= Helius (freedman) =

Prominent Roman freedman during the rule of Emperor Nero

Helius (died 68/69 AD) was a prominent freedman in the time of ancient Roman Emperor Nero. He and Patrobius exercised great and pernicious power and influence under Nero. Helius was the de facto ruler of Rome in the absence of Nero.

==Early career==
According to Cassius Dio, Helius was an imperial freedman (libertus) of Claudius, later serving Nero.

==Nero's reign==
On 13 October 54 AD, under the reign of the new emperor Nero (r. 54–68 AD; aged 16), Helius rose as the head of the imperial court and conducted business on behalf of the emperor.

===54 AD - The fall of Junius Silanus===
In 54 AD, the first death under the new emperor was that of Junius Silanus, proconsul of Asia. Without Nero's knowledge, the murder was planned through the treachery of Agrippina because Silanus was the son of a great-grandson of Augustus. The murder was performed by Publius Egnatius Celer, a Roman knight, and Helius, men who had the charge of the emperor's domains in Asia. According to Tacitus, they gave the proconsul poison at a banquet, too openly to escape discovery.

===64 AD - Great Fire of Rome===
In 64 AD, Helius acted as an agent on behalf of emperor Nero. On a trip to Naples, Nero left Helius in charge of Rome, with the full authority to confiscate, banish and execute men of all ranks without notifying Nero. The primary source for this period is Tacitus the Helius shifted from performing general administrative duties to function as viceroy for Nero.

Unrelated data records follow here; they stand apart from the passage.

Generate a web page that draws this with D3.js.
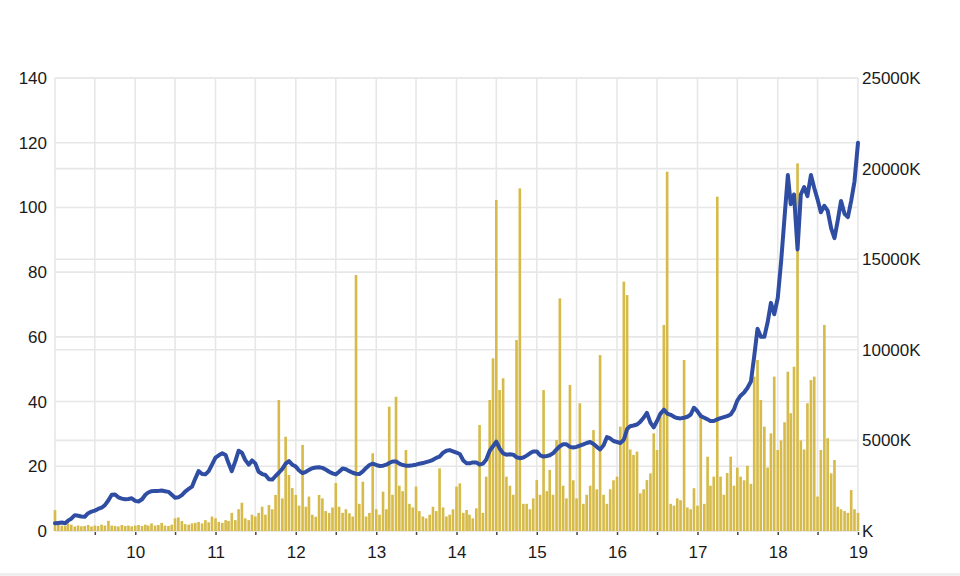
<!DOCTYPE html>
<html>
<head>
<meta charset="utf-8">
<script src="https://cdn.jsdelivr.net/npm/d3@7"></script>
<style>
  html, body { margin: 0; padding: 0; background: #ffffff; }
  svg { display: block; }
  text { font-family: "Liberation Sans", Arial, sans-serif; }
</style>
</head>
<body>
<svg id="chart" width="960" height="576"></svg>
<script>
// ---------------- DATA ----------------
// Semi-monthly observations (1st and 16th of each month), Jan 2009 .. Jan 2019
const startDate = "2009-01-01";
const endDate = "2019-01-01";

// Closing price (left axis)
const price = [
  // 2009
  2.4, 2.5, 2.6, 2.4, 3.2, 3.8, 4.9, 4.7, 4.5, 4.4, 5.5, 6, 6.3, 6.8, 7.2, 8, 9.5, 11.2, 11.3, 10.4, 10, 9.8, 9.9, 10.1,
  // 2010
  9.3, 9.1, 9.8, 11.2, 11.9, 12.3, 12.4, 12.4, 12.5, 12.3, 12.1, 11.2, 10.3, 10.4, 11.1, 12.2, 13, 13.7, 16.2, 18.5, 17.6, 17.5, 18.5, 20.5,
  // 2011
  22.7, 23.4, 24, 23.5, 21, 18.5, 21.5, 24.8, 24.2, 22, 20.5, 21.8, 20.9, 18.3, 17.6, 17.3, 16, 15.9, 17, 18, 19.2, 20.8, 21.6, 20.5,
  // 2012
  19.9, 18.7, 17.9, 18.3, 18.9, 19.4, 19.6, 19.7, 19.5, 19, 18.3, 17.8, 17.5, 18.3, 19.3, 19.1, 18.5, 18, 17.7, 17.6, 18.4, 19.5, 20.4, 20.8,
  // 2013
  20.4, 20.1, 20.2, 20.5, 21, 21.5, 21.5, 20.8, 20.4, 20.2, 20.2, 20.3, 20.5, 20.8, 21, 21.3, 21.6, 22, 22.6, 23, 24.2, 24.8, 25, 24.6,
  // 2014
  24.2, 23.8, 21.8, 20.9, 20.9, 21.2, 21.2, 20.5, 20.8, 22, 24.8, 26.2, 27.6, 25.5, 24, 23.6, 23.7, 23.6, 22.8, 22.5, 22.7, 23.3, 24, 24.6,
  // 2015
  24.6, 23.4, 23, 23.2, 23.4, 24, 25.2, 26.2, 26.8, 26.8, 26, 25.8, 26, 26.4, 26.8, 27.2, 27.5, 26.9, 26, 25.2, 26.5, 29, 28.6, 27.8,
  // 2016
  27.5, 27.2, 28.2, 31.5, 32.4, 32.6, 32.9, 33.8, 35, 36.5, 33.5, 32, 34, 36.2, 37.5, 36.3, 35.9, 35.3, 34.9, 34.8, 35, 35.3, 36, 38.1,
  // 2017
  37, 35.5, 35, 34.5, 34, 34, 34.5, 34.9, 35.2, 35.5, 36, 37.6, 40.3, 41.8, 42.8, 44.2, 46.2, 54, 62.5, 60, 60, 64.5, 70.5, 67,
  // 2018
  72, 83, 97, 110, 101, 104, 87, 104, 106.3, 103.5, 110, 106, 102.5, 98.5, 100.5, 99, 93.5, 90.5, 96, 102, 98, 97, 102, 108,
  // 2019-01-01
  120
];

// Traded volume in thousands of shares (right axis)
const volume = [
  // 2009
  1150, 450, 300, 280, 420, 350, 250, 300, 260, 280, 330, 250, 300, 280, 350, 300, 560, 300, 280, 250, 330, 280, 300, 260,
  // 2010
  300, 330, 280, 350, 300, 420, 300, 330, 450, 300, 280, 350, 700, 750, 550, 380, 350, 420, 450, 500, 420, 600, 480, 800,
  // 2011
  700, 500, 450, 600, 550, 1000, 600, 1200, 1560, 700, 600, 900, 800, 1000, 1340, 900, 1430, 1200, 1990, 7230, 1800, 5200, 3090, 2370,
  // 2012
  1990, 1400, 4750, 1340, 1900, 900, 790, 1990, 1800, 1100, 990, 1300, 2650, 1340, 1000, 1200, 980, 800, 14130, 1500, 2720, 800, 1000, 4290,
  // 2013
  1200, 900, 2170, 1200, 6860, 2000, 7410, 2500, 2200, 4470, 1500, 1300, 2450, 1100, 800, 700, 900, 1340, 1100, 3460, 1300, 800, 900, 1200,
  // 2014
  2450, 2630, 1000, 1160, 900, 700, 1250, 5850, 1000, 3000, 7230, 9530, 18270, 7780, 8430, 3000, 2500, 2000, 10540, 18910, 1500, 1500, 1200, 1800,
  // 2015
  2810, 2000, 7780, 2200, 3370, 2000, 5020, 12840, 2500, 1800, 8060, 2800, 1800, 7050, 1500, 2000, 2500, 5570, 2300, 9710, 2000, 1500, 2300, 2800,
  // 2016
  3000, 5760, 13760, 13020, 4500, 4200, 4380, 2080, 2300, 2810, 3180, 5390, 4470, 6310, 11370, 19830, 1500, 1400, 1800, 1700, 9440, 1300, 1200, 2360,
  // 2017
  1400, 6500, 1500, 4100, 2500, 3000, 18450, 3000, 2000, 3200, 4100, 2500, 3500, 3000, 2800, 3600, 2600, 8520, 9440, 7230, 5760, 3500, 5390, 8520,
  // 2018
  4470, 5000, 6000, 8790, 6500, 9070, 20290, 5000, 4500, 7050, 8330, 8520, 1900, 4470, 11370, 5120, 3180, 3920, 1340, 1200, 1100, 1000, 2260, 1200,
  // 2019-01-01
  1000
];

// Axis ticks
const leftTicks = [0, 20, 40, 60, 80, 100, 120, 140];
const rightTicks = [0, 5000, 10000, 15000, 20000, 25000];       // thousands
const rightTickLabels = ["K", "5000K", "10000K", "15000K", "20000K", "25000K"];
const xTickYears = ["10", "11", "12", "13", "14", "15", "16", "17", "18", "19"];

// ---------------- BUILD ----------------
const parse = d3.timeParse("%Y-%m-%d");
const t0 = parse(startDate), t1 = parse(endDate);
const months = d3.timeMonth.range(t0, t1);
const dates = months.flatMap(m => [m, d3.timeDay.offset(m, 15)]).concat([t1]);
const rows = dates.map((d, i) => ({ date: d, price: price[i], volume: volume[i] }));

const W = 960, H = 576;
const plot = { left: 55, right: 858, top: 78, bottom: 531 };

const svg = d3.select("#chart");
svg.append("rect").attr("width", W).attr("height", H).attr("fill", "#ffffff");
svg.append("rect").attr("x", 0).attr("y", 573).attr("width", W).attr("height", 3).attr("fill", "#efefef");

const x = d3.scaleTime().domain([t0, t1]).range([plot.left, plot.right]);
const yL = d3.scaleLinear().domain([0, 140]).range([plot.bottom, plot.top]);
const yR = d3.scaleLinear().domain([0, 25000]).range([plot.bottom, plot.top]);

// half-year ticks
const halfYears = d3.timeMonth.every(6).range(t0, d3.timeDay.offset(t1, 1));
const gridX = halfYears; // includes left border at t0
const tickX = halfYears.filter(d => d > t0);

const grid = svg.append("g").attr("stroke", "#e7e7e7").attr("stroke-width", 1.6).attr("fill", "none");
grid.selectAll("line.gx").data(gridX).join("line")
  .attr("x1", d => x(d)).attr("x2", d => x(d))
  .attr("y1", plot.top).attr("y2", plot.bottom);
grid.selectAll("line.gl").data(leftTicks).join("line")
  .attr("x1", plot.left).attr("x2", plot.right)
  .attr("y1", d => yL(d)).attr("y2", d => yL(d));
grid.selectAll("line.gr").data(rightTicks).join("line")
  .attr("x1", plot.left).attr("x2", plot.right)
  .attr("y1", d => yR(d)).attr("y2", d => yR(d));

// volume bars
const step = x(dates[1]) - x(dates[0]);
const bw = step * 0.8;
svg.append("g").attr("fill", "#d6bb4b")
  .selectAll("rect").data(rows).join("rect")
  .attr("x", d => x(d.date) - bw / 2)
  .attr("width", bw)
  .attr("y", d => yR(d.volume))
  .attr("height", d => plot.bottom - yR(d.volume));

// price line
const line = d3.line().x(d => x(d.date)).y(d => yL(d.price)).curve(d3.curveLinear);
svg.append("path").datum(rows)
  .attr("d", line)
  .attr("fill", "none")
  .attr("stroke", "#2f4ea3")
  .attr("stroke-width", 4)
  .attr("stroke-linejoin", "round")
  .attr("stroke-linecap", "round");

// axes
const fontSize = "17px";
const axL = d3.axisLeft(yL).tickValues(leftTicks).tickSize(0).tickPadding(8).tickFormat(d3.format("d"));
const gL = svg.append("g").attr("transform", `translate(${plot.left},0)`).call(axL);
const axR = d3.axisRight(yR).tickValues(rightTicks).tickSize(0).tickPadding(4)
  .tickFormat((d, i) => rightTickLabels[i]);
const gR = svg.append("g").attr("transform", `translate(${plot.right},0)`).call(axR);

const yearLabel = d => (d.getMonth() === 0 ? xTickYears[d.getFullYear() - 2010] : "");
const axB = d3.axisBottom(x).tickValues(tickX).tickSize(3).tickPadding(11).tickFormat(yearLabel);
const gB = svg.append("g").attr("transform", `translate(0,${plot.bottom + 1})`).call(axB);

[gL, gR, gB].forEach(g => {
  g.select(".domain").remove();
  g.selectAll("text").attr("font-size", fontSize).attr("fill", "#1a1a1a")
    .attr("font-family", "'Liberation Sans', Arial, sans-serif");
});
gB.selectAll(".tick line").attr("stroke", "#444").attr("stroke-width", 1.5);
</script>
</body>
</html>
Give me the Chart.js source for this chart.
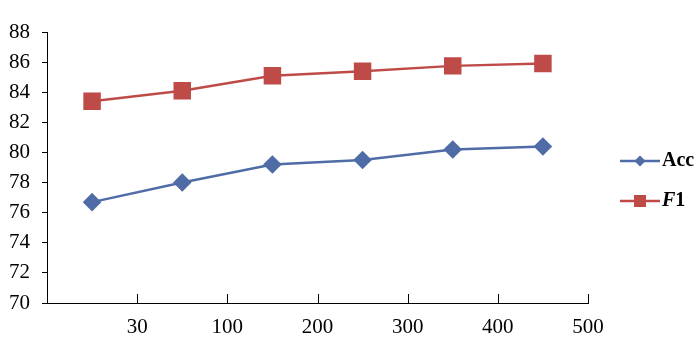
<!DOCTYPE html>
<html lang="en">
<head>
<meta charset="UTF-8">
<title>Acc / F1</title>
<script src="https://cdn.jsdelivr.net/npm/chart.js"></script>
<style>
  html, body { margin: 0; padding: 0; background: #fff; }
  #wrap { width: 700px; height: 354px; position: relative; }
</style>
</head>
<body>
<div id="wrap"><canvas id="chart"></canvas></div>
<script>
// values
const xLabels = ['30', '100', '200', '300', '400', '500'];
const accValues = [76.7, 78.0, 79.2, 79.5, 80.2, 80.4];
const f1Values = [83.4, 84.1, 85.1, 85.4, 85.75, 85.9];
const yMin = 70, yMax = 88, yStep = 2;

const blue = '#4F6CA6';
const red = '#BE4B48';

Chart.defaults.font.family = '"Liberation Serif", serif';
Chart.defaults.font.size = 21;
Chart.defaults.color = '#000';

// points sit in the middle of each category band, labels on the band edges
const toPoints = vals => vals.map((v, i) => ({ x: i + 0.5, y: v }));

// inward tick marks on the x axis + right hand legend
const extras = {
    id: 'extras',
    afterDraw(chart) {
        const ctx = chart.ctx;
        const xs = chart.scales.x;
        const bottom = chart.chartArea.bottom;
        ctx.save();
        ctx.strokeStyle = '#000';
        ctx.lineWidth = 1;
        for (let i = 1; i <= xLabels.length; i++) {
            const px = Math.round(xs.getPixelForValue(i)) + 0.5;
            ctx.beginPath();
            ctx.moveTo(px, bottom);
            ctx.lineTo(px, bottom - 9);
            ctx.stroke();
        }

        // legend
        const lx = 620, lw = 40;
        const items = [
            { y: 161, color: blue, shape: 'diamond', text: [['Acc', 'bold']] },
            { y: 201, color: red, shape: 'square', text: [['F', 'italic bold'], ['1', 'bold']] }
        ];
        items.forEach(it => {
            ctx.strokeStyle = it.color;
            ctx.fillStyle = it.color;
            ctx.lineWidth = 2.5;
            ctx.beginPath();
            ctx.moveTo(lx, it.y);
            ctx.lineTo(lx + lw, it.y);
            ctx.stroke();
            const cx = lx + lw / 2;
            ctx.beginPath();
            if (it.shape === 'diamond') {
                ctx.moveTo(cx, it.y - 5.5);
                ctx.lineTo(cx + 5.5, it.y);
                ctx.lineTo(cx, it.y + 5.5);
                ctx.lineTo(cx - 5.5, it.y);
                ctx.closePath();
            } else {
                ctx.rect(cx - 6, it.y - 6, 12, 12);
            }
            ctx.fill();
            let tx = lx + lw + 2;
            ctx.fillStyle = '#000';
            ctx.textBaseline = 'middle';
            ctx.textAlign = 'left';
            it.text.forEach(([s, style]) => {
                ctx.font = style + ' 20px "Liberation Serif", serif';
                ctx.fillText(s, tx, it.y);
                tx += ctx.measureText(s).width;
            });
        });
        ctx.restore();
    }
};

new Chart(document.getElementById('chart'), {
    type: 'line',
    data: {
        datasets: [{
            label: 'Acc',
            data: toPoints(accValues),
            borderColor: blue,
            backgroundColor: blue,
            borderWidth: 2.5,
            pointStyle: 'rectRot',
            pointRadius: 7.5,
            pointHoverRadius: 7.5,
            tension: 0
        }, {
            label: 'F1',
            data: toPoints(f1Values),
            borderColor: red,
            backgroundColor: red,
            borderWidth: 2.5,
            pointStyle: 'rect',
            pointRadius: 10.6,
            pointHoverRadius: 10.6,
            tension: 0
        }]
    },
    options: {
        responsive: true,
        maintainAspectRatio: false,
        animation: false,
        layout: { padding: { top: 32, right: 112, left: 0, bottom: 0 } },
        plugins: {
            legend: { display: false },
            tooltip: { enabled: false }
        },
        scales: {
            x: {
                type: 'linear',
                min: 0,
                max: xLabels.length,
                afterFit: s => { s.height = 51; },
                grid: { drawOnChartArea: false, drawTicks: false },
                border: { color: '#000', width: 1 },
                ticks: {
                    stepSize: 1,
                    padding: 12,
                    maxRotation: 0,
                    callback: v => (v >= 1 ? xLabels[v - 1] : '')
                }
            },
            y: {
                min: yMin,
                max: yMax,
                afterFit: s => { s.width = 47; },
                grid: { drawOnChartArea: false, drawTicks: true, tickLength: 5, color: '#000' },
                border: { color: '#000', width: 1 },
                ticks: { stepSize: yStep, padding: 12 }
            }
        }
    },
    plugins: [extras]
});
</script>
</body>
</html>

In July 64 AD, the Great Fire of Rome was a major event where Helius in the position as procurator would have been in the inner circle of the familia Caesaris.

===66 AD - The Viceroy===
In September 66 AD, Emperor Nero went to Greece to participate in the Olympic Games. Helius became the de facto viceroy of Rome during the absence of the emperor, holding the "power of the keys" to the city. The keys symbolized stewardship (dispensatio), and meant that Helios had total control over the gates, treasury, and administration.

===67 AD - The Olympic Games===
In 67 AD, Nero was present at the Olympic games in Greece. During this period, Cassius Dio reports that Helius had Quintus Sulpicius Camerinus Pythicus executed because he refused to give up the name Pythicus, which Helius claimed was an insult against Nero's victory in the Pythian Games. The Jewish War became a serious military commitment. Helius recalled emperor Nero to Rome in the winter of 67–68, forcing Nero to postpone his other ventures along with the news of Vindex rising which finally put an end to his plans.

"During the absence of Nero, Rome was controlled by a freedman named Helius and by Tigellinus' colleague Nymphidius, who expanded his control of the imperial guard. After Nero's return at the end of the winter of 67/68, Tigellinus was obviously the lesser of the two prefects."

Nero became more and more insulated by flatterers and more convinced of his musical talents, committed to go to Greece and neglected Helius' warnings about disaffection at home, which would rise to a climax with the Vindex's rebellion.

===68 AD - Rebellion===
In January/February 68 AD, Nero was forced to return to Rome as Helius faced political unrest and the impending revolt of Vindex.

==Galba's reign==
===68 AD - Execution===
After Nero’s suicide in June 68 AD, the usurping emperor Galba (June 68 - January 69) moved to purge the most hated figures of the previous regime to consolidate his own popularity and "purify" the administration. In a series of arrests, Helios and other prominent freedmen such as Patrobius, Polyclitus and Petinus were arrested. Cassius Dio (Roman History 64.3) states that Galba ordered them to be led in chains throughout the entire city as a public display of the new order's justice. Plutarch (Life of Galba 17) describes the public's joy of seeing these men, who had "filled the world with so many evils" led to their deaths. They were publicly executed (likely by beheading or strangulation) late in 68 AD, before Galba himself was assassinated in January 15, 69 AD.